── Data ──
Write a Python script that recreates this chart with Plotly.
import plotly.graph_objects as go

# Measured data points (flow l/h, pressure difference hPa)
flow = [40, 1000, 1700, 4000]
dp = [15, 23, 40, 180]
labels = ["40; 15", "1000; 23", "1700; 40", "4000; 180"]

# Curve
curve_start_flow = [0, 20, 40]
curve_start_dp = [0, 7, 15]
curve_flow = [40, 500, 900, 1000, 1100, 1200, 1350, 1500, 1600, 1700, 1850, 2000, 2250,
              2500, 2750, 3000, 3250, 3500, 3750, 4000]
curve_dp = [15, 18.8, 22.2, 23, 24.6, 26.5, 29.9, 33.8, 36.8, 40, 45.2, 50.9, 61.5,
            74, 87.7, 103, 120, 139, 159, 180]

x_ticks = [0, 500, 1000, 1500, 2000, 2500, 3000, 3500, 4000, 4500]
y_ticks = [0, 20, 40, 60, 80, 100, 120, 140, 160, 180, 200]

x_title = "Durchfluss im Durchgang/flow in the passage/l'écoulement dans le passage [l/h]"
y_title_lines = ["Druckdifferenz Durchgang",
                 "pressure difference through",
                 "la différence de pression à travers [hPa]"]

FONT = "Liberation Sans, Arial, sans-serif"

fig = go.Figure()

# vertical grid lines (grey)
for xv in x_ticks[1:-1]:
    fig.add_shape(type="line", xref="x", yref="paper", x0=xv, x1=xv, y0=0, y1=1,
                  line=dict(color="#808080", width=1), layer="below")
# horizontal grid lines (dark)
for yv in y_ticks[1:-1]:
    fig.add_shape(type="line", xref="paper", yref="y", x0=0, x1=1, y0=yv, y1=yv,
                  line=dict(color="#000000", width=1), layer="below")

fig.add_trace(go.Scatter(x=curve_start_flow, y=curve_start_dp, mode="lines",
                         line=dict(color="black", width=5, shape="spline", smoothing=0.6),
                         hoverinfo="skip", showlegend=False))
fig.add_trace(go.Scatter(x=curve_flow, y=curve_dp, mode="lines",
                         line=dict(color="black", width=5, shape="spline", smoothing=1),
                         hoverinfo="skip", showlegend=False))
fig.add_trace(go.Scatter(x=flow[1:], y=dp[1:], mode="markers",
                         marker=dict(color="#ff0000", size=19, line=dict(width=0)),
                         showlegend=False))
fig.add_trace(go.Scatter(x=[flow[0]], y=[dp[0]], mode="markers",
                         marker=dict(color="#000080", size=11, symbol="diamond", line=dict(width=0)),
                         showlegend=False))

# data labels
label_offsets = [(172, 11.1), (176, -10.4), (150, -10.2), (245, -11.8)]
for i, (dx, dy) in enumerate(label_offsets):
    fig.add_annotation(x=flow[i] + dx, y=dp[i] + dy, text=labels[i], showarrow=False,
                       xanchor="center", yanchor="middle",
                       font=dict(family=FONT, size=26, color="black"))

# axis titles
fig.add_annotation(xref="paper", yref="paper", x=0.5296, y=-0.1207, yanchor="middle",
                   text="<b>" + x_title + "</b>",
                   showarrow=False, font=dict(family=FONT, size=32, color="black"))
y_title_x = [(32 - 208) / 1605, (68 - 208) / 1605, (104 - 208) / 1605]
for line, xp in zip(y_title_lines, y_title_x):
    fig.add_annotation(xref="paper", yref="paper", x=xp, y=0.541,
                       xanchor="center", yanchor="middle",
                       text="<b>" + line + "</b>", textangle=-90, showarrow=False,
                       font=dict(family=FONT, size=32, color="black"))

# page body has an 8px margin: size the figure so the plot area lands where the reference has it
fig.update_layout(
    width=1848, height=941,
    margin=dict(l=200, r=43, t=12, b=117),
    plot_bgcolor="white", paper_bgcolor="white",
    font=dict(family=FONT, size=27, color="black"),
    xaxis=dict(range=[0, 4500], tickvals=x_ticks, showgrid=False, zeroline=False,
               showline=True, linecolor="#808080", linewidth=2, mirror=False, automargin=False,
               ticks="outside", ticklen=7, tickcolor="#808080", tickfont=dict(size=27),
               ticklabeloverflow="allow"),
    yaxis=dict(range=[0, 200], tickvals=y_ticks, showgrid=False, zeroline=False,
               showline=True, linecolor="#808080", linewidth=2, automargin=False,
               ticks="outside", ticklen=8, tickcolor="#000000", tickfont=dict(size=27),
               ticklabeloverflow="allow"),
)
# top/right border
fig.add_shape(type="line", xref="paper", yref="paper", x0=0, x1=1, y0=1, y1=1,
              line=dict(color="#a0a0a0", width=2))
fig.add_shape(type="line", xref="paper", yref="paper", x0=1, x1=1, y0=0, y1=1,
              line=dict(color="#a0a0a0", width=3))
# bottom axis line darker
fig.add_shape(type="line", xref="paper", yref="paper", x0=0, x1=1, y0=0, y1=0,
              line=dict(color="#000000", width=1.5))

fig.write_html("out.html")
───
| Task |
Print the material above verbatim, first line through the line containing "fig = go.Figure()", both included.

| Answer to the problem |
Write a Python script that recreates this chart with Plotly.
import plotly.graph_objects as go

# Measured data points (flow l/h, pressure difference hPa)
flow = [40, 1000, 1700, 4000]
dp = [15, 23, 40, 180]
labels = ["40; 15", "1000; 23", "1700; 40", "4000; 180"]

# Curve
curve_start_flow = [0, 20, 40]
curve_start_dp = [0, 7, 15]
curve_flow = [40, 500, 900, 1000, 1100, 1200, 1350, 1500, 1600, 1700, 1850, 2000, 2250,
              2500, 2750, 3000, 3250, 3500, 3750, 4000]
curve_dp = [15, 18.8, 22.2, 23, 24.6, 26.5, 29.9, 33.8, 36.8, 40, 45.2, 50.9, 61.5,
            74, 87.7, 103, 120, 139, 159, 180]

x_ticks = [0, 500, 1000, 1500, 2000, 2500, 3000, 3500, 4000, 4500]
y_ticks = [0, 20, 40, 60, 80, 100, 120, 140, 160, 180, 200]

x_title = "Durchfluss im Durchgang/flow in the passage/l'écoulement dans le passage [l/h]"
y_title_lines = ["Druckdifferenz Durchgang",
                 "pressure difference through",
                 "la différence de pression à travers [hPa]"]

FONT = "Liberation Sans, Arial, sans-serif"

fig = go.Figure()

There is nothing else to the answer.